> [DATASET]
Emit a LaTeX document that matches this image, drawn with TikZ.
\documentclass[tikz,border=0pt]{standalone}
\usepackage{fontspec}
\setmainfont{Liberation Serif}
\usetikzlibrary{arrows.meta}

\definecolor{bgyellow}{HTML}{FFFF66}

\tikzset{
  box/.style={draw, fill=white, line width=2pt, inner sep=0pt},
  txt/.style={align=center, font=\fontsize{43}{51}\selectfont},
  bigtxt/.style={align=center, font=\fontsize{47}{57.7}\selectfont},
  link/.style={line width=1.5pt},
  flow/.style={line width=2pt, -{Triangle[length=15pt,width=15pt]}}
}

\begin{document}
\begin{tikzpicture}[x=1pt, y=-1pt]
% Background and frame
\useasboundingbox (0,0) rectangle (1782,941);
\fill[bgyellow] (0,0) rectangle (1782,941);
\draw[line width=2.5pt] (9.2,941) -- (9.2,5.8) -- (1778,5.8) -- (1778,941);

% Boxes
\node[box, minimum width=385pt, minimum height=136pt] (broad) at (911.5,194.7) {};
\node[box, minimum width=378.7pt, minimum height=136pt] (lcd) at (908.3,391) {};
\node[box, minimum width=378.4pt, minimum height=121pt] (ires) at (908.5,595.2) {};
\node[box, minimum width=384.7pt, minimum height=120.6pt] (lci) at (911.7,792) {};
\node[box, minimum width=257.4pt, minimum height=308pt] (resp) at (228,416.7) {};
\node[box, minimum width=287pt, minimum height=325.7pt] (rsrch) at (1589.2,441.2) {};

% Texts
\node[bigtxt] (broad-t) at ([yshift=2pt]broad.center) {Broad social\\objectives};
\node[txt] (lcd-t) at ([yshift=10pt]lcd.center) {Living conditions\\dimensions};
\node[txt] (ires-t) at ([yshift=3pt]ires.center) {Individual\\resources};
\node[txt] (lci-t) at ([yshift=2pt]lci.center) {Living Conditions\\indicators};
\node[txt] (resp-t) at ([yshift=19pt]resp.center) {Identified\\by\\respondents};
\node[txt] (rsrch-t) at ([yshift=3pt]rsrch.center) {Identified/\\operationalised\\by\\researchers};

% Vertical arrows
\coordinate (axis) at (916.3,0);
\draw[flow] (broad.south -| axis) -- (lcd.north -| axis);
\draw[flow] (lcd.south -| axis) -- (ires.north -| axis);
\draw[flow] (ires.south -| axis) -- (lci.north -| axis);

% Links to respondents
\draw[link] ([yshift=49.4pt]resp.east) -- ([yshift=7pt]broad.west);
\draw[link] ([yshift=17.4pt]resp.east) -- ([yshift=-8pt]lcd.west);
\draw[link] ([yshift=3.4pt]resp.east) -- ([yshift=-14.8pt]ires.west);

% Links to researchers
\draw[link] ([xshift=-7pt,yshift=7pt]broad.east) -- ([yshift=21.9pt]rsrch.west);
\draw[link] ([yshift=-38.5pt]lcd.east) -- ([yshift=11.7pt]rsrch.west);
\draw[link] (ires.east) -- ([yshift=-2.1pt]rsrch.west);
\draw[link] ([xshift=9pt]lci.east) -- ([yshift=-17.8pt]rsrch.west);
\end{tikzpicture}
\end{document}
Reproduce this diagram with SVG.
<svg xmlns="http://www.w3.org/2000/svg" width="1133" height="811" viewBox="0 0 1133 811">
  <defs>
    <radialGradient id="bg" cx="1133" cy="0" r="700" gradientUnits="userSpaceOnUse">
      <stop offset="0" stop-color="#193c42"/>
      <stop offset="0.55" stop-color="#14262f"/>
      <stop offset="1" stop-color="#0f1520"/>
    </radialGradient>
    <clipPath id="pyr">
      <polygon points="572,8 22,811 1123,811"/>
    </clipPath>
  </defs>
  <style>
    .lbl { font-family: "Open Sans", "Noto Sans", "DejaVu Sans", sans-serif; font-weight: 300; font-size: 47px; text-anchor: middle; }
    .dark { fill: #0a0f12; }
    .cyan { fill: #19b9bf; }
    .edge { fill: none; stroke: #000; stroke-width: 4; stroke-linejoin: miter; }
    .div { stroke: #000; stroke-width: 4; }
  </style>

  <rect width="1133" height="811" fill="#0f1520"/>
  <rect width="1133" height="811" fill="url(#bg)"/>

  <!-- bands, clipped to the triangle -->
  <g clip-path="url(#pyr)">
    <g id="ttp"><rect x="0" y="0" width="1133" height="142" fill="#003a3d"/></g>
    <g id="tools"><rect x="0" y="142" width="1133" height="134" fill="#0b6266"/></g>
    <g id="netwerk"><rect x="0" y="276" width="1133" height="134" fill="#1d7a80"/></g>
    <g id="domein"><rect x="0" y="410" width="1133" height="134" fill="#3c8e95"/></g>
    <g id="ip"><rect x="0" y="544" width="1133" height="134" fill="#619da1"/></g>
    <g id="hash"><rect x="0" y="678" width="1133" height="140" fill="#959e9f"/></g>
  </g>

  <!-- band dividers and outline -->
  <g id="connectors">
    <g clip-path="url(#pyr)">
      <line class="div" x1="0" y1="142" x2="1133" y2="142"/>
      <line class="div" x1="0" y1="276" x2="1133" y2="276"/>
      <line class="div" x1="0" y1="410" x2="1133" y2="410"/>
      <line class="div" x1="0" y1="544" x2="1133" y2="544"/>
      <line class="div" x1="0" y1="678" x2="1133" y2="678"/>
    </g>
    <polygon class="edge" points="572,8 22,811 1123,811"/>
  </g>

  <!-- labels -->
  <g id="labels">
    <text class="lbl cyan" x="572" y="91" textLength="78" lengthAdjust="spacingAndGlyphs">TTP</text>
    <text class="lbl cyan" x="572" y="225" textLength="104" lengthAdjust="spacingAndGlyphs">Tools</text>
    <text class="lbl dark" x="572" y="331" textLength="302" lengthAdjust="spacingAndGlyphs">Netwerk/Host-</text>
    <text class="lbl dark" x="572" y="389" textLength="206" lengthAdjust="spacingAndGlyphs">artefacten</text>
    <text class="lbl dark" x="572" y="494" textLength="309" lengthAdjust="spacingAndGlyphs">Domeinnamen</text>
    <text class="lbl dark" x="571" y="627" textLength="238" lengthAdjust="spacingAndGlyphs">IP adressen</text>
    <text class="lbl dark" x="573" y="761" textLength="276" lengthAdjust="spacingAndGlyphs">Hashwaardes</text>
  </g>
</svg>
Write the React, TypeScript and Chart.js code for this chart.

> [WORK TO BE COMPLETED]
Extract every line containing the string "this" from the data above.

> [IN RESPONSE]
Emit a LaTeX document that matches this image, drawn with TikZ.
Reproduce this diagram with SVG.
Write the React, TypeScript and Chart.js code for this chart.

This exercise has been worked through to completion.